Accordingly, on September 25, 2009, the Company terminated the International Agreement (as previously amended), and subsequently entered into a new agreement with S2BN on the same date (the "New Agreement"), incorporating by reference the basic construct, terms and conditions of the International Agreement, subject to the following modifications:
The Company now operates and retains 100% of the net revenues derived from "Bodies...The Exhibition" in New York City, the Company's most lucrative exhibition to date. The Second Option and Third Option are now unilateral options that may be exercised by S2BN on or before May 31, 2010 and May 31, 2011, respectively. Under the New Agreement, the fees payable in consideration of the licenses under the Second Option and Third Option are no longer payable by S2BN in lump sums upon exercise of the applicable option but are instead allocated on a pro rata basis to the specific exhibition markets, with a majority of the allocated amount paid by S2BN at the time that the Company approves the applicable market, and the remainder paid upon exhibition opening.
In order to facilitate the Company's goal of acquiring the flexibility to itself present exhibitions in the Exclusive Territory, Premier obtained the right to present five (5) exhibitions in the Exclusive Territory (i.e., without S2BN's involvement or participation in revenues) during each of the three option periods (i.e., the duration of the First Option license, the Second Option license and the Third Option license), for a total of up to fifteen (15) such unilateral exhibitions in the Exclusive Territory.

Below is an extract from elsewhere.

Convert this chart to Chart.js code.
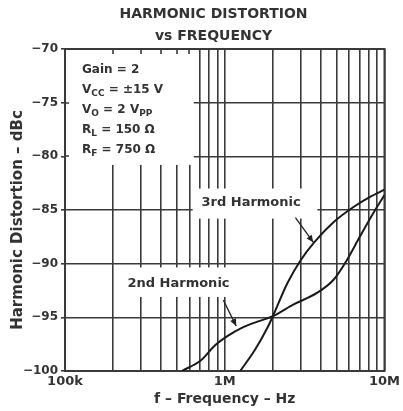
<!DOCTYPE html>
<html><head><meta charset="utf-8">
<script src="https://cdn.jsdelivr.net/npm/chart.js@4.4.1/dist/chart.umd.min.js"></script>
<style>html,body{margin:0;padding:0;background:#fff;overflow:hidden}canvas{display:block}</style>
</head><body>
<canvas id="c" width="403" height="411"></canvas>
<script>
// ---- data ----
const titleLines = ['HARMONIC DISTORTION', 'vs FREQUENCY'];
const xTitle = 'f – Frequency – Hz';
const yTitle = 'Harmonic Distortion – dBc';
const xTickValues = [1e5,2e5,3e5,4e5,5e5,6e5,7e5,8e5,9e5,1e6,2e6,3e6,4e6,5e6,6e6,7e6,8e6,9e6,1e7];
const xTickLabels = {100000:'100k', 1000000:'1M', 10000000:'10M'};
const yTickValues = [-100,-95,-90,-85,-80,-75,-70];
const freq2 = [5.4e5, 7.1e5, 8.7e5, 1.05e6, 1.27e6, 1.6e6, 2.0e6, 2.7e6, 3.8e6, 4.8e6, 5.8e6, 7.0e6, 8.5e6, 1e7];
const db2   = [-100, -99.0, -97.6, -96.7, -96.0, -95.4, -94.9, -93.8, -92.7, -91.5, -89.7, -87.5, -85.3, -83.6];
const freq3 = [1.25e6, 1.55e6, 1.86e6, 2.0e6, 2.47e6, 2.98e6, 3.64e6, 4.83e6, 6.43e6, 8.07e6, 1e7];
const db3   = [-100, -98.0, -95.9, -94.9, -91.8, -89.7, -88.0, -86.1, -84.7, -83.8, -83.1];
const conditions = [
  [['Gain = 2', false]],
  [['V', false], ['CC', true], [' = ±15 V', false]],
  [['V', false], ['O', true], [' = 2 V', false], ['PP', true]],
  [['R', false], ['L', true], [' = 150 Ω', false]],
  [['R', false], ['F', true], [' = 750 Ω', false]]
];
const seriesLabels = ['2nd Harmonic', '3rd Harmonic'];
// label anchors (freq, dB) and arrows [tailF, tailDb, tipF, tipDb]
const label2At = [2.46e5, -91.9];
const label3At = [7.15e5, -84.35];
const arrow2 = [9.8e5, -93.4, 1.18e6, -95.8];
const arrow3 = [2.77e6, -85.7, 3.58e6, -88.0];
// white areas behind text [f0, f1, db0, db1]
const gapBoxes = [
  [1e5, 6.4e5, -70, -80.8],
  [6.3e5, 3.8e6, -83.0, -85.8],
  [2.2e5, 1.21e6, -90.35, -93.1]
];

const FONT = "'DejaVu Sans', sans-serif";
const TXT = '#333';
const GRID = '#3a3a3a';

const decor = {
  id: 'decor',
  beforeDatasetsDraw(chart) {
    const {ctx, chartArea: a, scales: {x, y}} = chart;
    ctx.save();
    ctx.fillStyle = '#fff';
    for (const b of gapBoxes) {
      const x0 = x.getPixelForValue(b[0]), x1 = x.getPixelForValue(b[1]);
      const y0 = y.getPixelForValue(b[2]), y1 = y.getPixelForValue(b[3]);
      ctx.fillRect(Math.min(x0,x1), Math.min(y0,y1), Math.abs(x1-x0), Math.abs(y1-y0));
    }
    ctx.strokeStyle = GRID; ctx.lineWidth = 1.6;
    ctx.beginPath();
    for (const v of [2e5,3e5,4e5,5e5,6e5]) {
      const px = Math.round(x.getPixelForValue(v));
      ctx.moveTo(px, a.top); ctx.lineTo(px, a.top + 5);
    }
    for (const v of [-75,-80]) {
      const py = Math.round(y.getPixelForValue(v));
      ctx.moveTo(a.left, py); ctx.lineTo(a.left + 4, py);
    }
    ctx.stroke();
    ctx.lineWidth = 2;
    ctx.strokeRect(a.left, a.top, a.right - a.left, a.bottom - a.top);

    // title
    ctx.fillStyle = TXT;
    ctx.textAlign = 'center'; ctx.textBaseline = 'middle';
    ctx.font = `bold 14px ${FONT}`;
    ctx.fillText(titleLines[0], chart.width/2 + 12, 14);
    ctx.fillText(titleLines[1], chart.width/2 + 12, 36);

    // y axis title
    ctx.save();
    ctx.translate(18, (a.top + a.bottom) / 2 + 10);
    ctx.rotate(-Math.PI / 2);
    ctx.font = `bold 15px ${FONT}`;
    ctx.fillText(yTitle, 0, 0);
    ctx.restore();

    // conditions
    ctx.textAlign = 'left'; ctx.textBaseline = 'alphabetic';
    conditions.forEach((line, i) => {
      let cx = a.left + 17;
      const by = a.top + 24 + i * 20;
      for (const [t, sub] of line) {
        ctx.font = sub ? `bold 9px ${FONT}` : `bold 12px ${FONT}`;
        ctx.fillText(t, cx, sub ? by + 3 : by);
        cx += ctx.measureText(t).width;
      }
    });

    // series labels
    ctx.font = `bold 13px ${FONT}`;
    ctx.textBaseline = 'middle';
    ctx.fillText(seriesLabels[0], x.getPixelForValue(label2At[0]), y.getPixelForValue(label2At[1]));
    ctx.fillText(seriesLabels[1], x.getPixelForValue(label3At[0]), y.getPixelForValue(label3At[1]));
    ctx.restore();
  },
  afterDatasetsDraw(chart) {
    const {ctx, scales: {x, y}} = chart;
    ctx.save();
    ctx.strokeStyle = '#222'; ctx.fillStyle = '#222'; ctx.lineWidth = 1.3;
    for (const ar of [arrow2, arrow3]) {
      const x0 = x.getPixelForValue(ar[0]), y0 = y.getPixelForValue(ar[1]);
      const x1 = x.getPixelForValue(ar[2]), y1 = y.getPixelForValue(ar[3]);
      const ang = Math.atan2(y1 - y0, x1 - x0);
      ctx.beginPath(); ctx.moveTo(x0, y0); ctx.lineTo(x1, y1); ctx.stroke();
      const L = 7, W = 3.2;
      ctx.beginPath();
      ctx.moveTo(x1, y1);
      ctx.lineTo(x1 - L*Math.cos(ang) + W*Math.sin(ang), y1 - L*Math.sin(ang) - W*Math.cos(ang));
      ctx.lineTo(x1 - L*Math.cos(ang) - W*Math.sin(ang), y1 - L*Math.sin(ang) + W*Math.cos(ang));
      ctx.closePath(); ctx.fill();
    }
    ctx.restore();
  }
};

new Chart(document.getElementById('c'), {
  type: 'line',
  data: {
    datasets: [
      { label: seriesLabels[0], data: freq2.map((f, i) => ({x: f, y: db2[i]})) },
      { label: seriesLabels[1], data: freq3.map((f, i) => ({x: f, y: db3[i]})) }
    ]
  },
  options: {
    responsive: false,
    animation: false,
    devicePixelRatio: 1,
    layout: { padding: { top: 49, right: 15, left: 0, bottom: 0 } },
    elements: {
      line: { borderColor: '#1a1a1a', borderWidth: 2, cubicInterpolationMode: 'monotone', fill: false },
      point: { radius: 0 }
    },
    plugins: { legend: { display: false }, tooltip: { enabled: false }, title: { display: false } },
    scales: {
      x: {
        type: 'logarithmic', min: 1e5, max: 1e7,
        afterBuildTicks: s => { s.ticks = xTickValues.map(v => ({value: v})); },
        afterFit: s => { s.height = 40; },
        ticks: {
          autoSkip: false, maxRotation: 0, minRotation: 0, padding: 3,
          color: TXT, font: { family: FONT, size: 13, weight: 'bold' },
          callback: v => xTickLabels[v] || ''
        },
        grid: { color: GRID, lineWidth: 1.6, drawTicks: false },
        border: { display: false },
        title: { display: true, text: xTitle, color: TXT, font: { family: FONT, size: 14, weight: 'bold' }, padding: { top: 0, bottom: 3 } }
      },
      y: {
        type: 'linear', min: -100, max: -70,
        afterBuildTicks: s => { s.ticks = yTickValues.map(v => ({value: v})); },
        afterFit: s => { s.width = 65; },
        ticks: {
          padding: 3, color: TXT, font: { family: FONT, size: 12, weight: 'bold' },
          callback: v => '−' + Math.abs(v)
        },
        grid: { color: GRID, lineWidth: 1.6, drawTicks: true, tickLength: 4 },
        border: { display: false },
        title: { display: false }
      }
    }
  },
  plugins: [decor]
});
</script>
</body></html>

Premier had the right to begin booking and/or presenting the first five (5) unilateral exhibitions (i.e., for the First Option) immediately upon execution of the New Agreement.

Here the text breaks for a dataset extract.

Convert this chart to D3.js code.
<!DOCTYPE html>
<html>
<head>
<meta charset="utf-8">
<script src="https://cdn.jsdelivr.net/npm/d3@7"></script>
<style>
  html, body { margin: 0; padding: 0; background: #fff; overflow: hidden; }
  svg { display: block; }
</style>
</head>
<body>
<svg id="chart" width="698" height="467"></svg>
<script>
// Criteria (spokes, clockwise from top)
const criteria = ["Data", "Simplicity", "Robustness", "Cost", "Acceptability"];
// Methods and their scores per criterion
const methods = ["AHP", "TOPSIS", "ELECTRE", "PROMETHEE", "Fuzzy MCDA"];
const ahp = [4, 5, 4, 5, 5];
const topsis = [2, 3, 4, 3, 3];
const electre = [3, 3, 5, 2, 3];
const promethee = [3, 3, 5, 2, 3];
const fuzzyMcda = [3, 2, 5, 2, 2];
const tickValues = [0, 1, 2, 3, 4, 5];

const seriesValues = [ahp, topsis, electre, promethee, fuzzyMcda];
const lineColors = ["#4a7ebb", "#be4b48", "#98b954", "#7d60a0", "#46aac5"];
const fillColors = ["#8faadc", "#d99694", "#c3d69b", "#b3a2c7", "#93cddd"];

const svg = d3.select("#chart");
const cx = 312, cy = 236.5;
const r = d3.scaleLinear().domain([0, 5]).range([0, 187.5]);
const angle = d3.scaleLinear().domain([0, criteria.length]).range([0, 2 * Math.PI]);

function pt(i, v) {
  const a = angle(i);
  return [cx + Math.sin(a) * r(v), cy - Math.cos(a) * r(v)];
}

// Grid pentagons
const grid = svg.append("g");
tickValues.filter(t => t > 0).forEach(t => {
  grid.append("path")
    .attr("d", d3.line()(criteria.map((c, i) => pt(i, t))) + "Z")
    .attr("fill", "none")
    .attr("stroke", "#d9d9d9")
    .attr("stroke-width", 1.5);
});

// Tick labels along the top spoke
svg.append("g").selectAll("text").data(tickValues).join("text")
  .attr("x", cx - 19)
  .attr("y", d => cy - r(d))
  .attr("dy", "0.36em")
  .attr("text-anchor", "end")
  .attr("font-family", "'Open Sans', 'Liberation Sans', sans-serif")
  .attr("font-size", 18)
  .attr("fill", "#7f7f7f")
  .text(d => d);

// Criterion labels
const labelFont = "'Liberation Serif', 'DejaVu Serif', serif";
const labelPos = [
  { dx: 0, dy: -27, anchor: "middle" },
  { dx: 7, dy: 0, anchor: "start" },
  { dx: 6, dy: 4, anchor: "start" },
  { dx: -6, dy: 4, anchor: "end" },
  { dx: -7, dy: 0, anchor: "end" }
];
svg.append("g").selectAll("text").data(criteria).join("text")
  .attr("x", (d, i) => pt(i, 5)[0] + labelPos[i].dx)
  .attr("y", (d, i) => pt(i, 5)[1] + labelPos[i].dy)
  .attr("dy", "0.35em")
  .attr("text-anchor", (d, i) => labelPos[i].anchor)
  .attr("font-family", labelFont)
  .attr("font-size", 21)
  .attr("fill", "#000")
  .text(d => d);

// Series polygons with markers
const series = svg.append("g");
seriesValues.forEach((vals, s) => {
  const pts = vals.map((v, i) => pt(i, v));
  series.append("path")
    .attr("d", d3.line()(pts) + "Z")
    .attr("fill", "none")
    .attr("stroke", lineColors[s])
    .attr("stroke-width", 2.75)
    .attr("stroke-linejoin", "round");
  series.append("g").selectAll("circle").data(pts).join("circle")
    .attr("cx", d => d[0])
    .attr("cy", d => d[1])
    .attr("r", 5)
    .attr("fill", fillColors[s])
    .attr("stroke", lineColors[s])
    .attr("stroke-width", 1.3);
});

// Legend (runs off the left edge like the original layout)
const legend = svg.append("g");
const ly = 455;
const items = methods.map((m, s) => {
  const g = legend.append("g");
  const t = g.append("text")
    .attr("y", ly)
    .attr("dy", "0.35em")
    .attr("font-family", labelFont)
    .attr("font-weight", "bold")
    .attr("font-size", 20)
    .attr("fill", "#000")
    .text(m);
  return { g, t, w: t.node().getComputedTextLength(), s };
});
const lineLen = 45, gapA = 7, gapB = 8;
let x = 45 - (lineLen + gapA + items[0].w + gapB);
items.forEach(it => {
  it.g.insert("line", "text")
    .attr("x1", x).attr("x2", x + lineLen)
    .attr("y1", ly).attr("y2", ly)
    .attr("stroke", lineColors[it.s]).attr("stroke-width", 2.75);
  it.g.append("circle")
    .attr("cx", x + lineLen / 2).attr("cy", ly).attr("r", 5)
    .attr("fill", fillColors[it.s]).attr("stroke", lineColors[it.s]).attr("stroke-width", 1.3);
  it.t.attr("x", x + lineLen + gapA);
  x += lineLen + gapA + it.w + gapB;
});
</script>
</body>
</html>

The precedent description of the New Agreement is qualified in its entirety by reference to the full text of the New Agreement, a copy of which is attached to this Current Report on Form 8-K as Exhibit 10.1 and is hereby incorporated herein by reference.




Item 8.01. Other Events.
On September 30, 2009 and October 1, 2009, the Company elected to unilaterally convert its $12 million in outstanding convertible notes to common stock, consistent with the terms ratified by a majority of the Company's shareholders at the Company's 2009 Annual Meeting on August 6, 2009, based on the fact that the closing quoted market price for the Company's common stock was more than $1.00 per share for more than five consecutive days. Item 9.01. Financial Statements and Exhibits.
(d) Exhibits.

+10.1 Letter Agreement, by and between Premier Exhibitions, Inc. and S2BN Entertainment Corporation, entered into as of September 25, 2009.
99.1 Press Release of Premier Exhibitions, Inc., dated as of October 1, 2009.

+ The Company is requesting confidential treatment of certain information contained in this exhibit. Such information is being filed separately with the Securities and Exchange Commission pursuant to the Company's application for confidential treatment under 17 C.F.R. §200.80(b)(4) and §240.24b-2.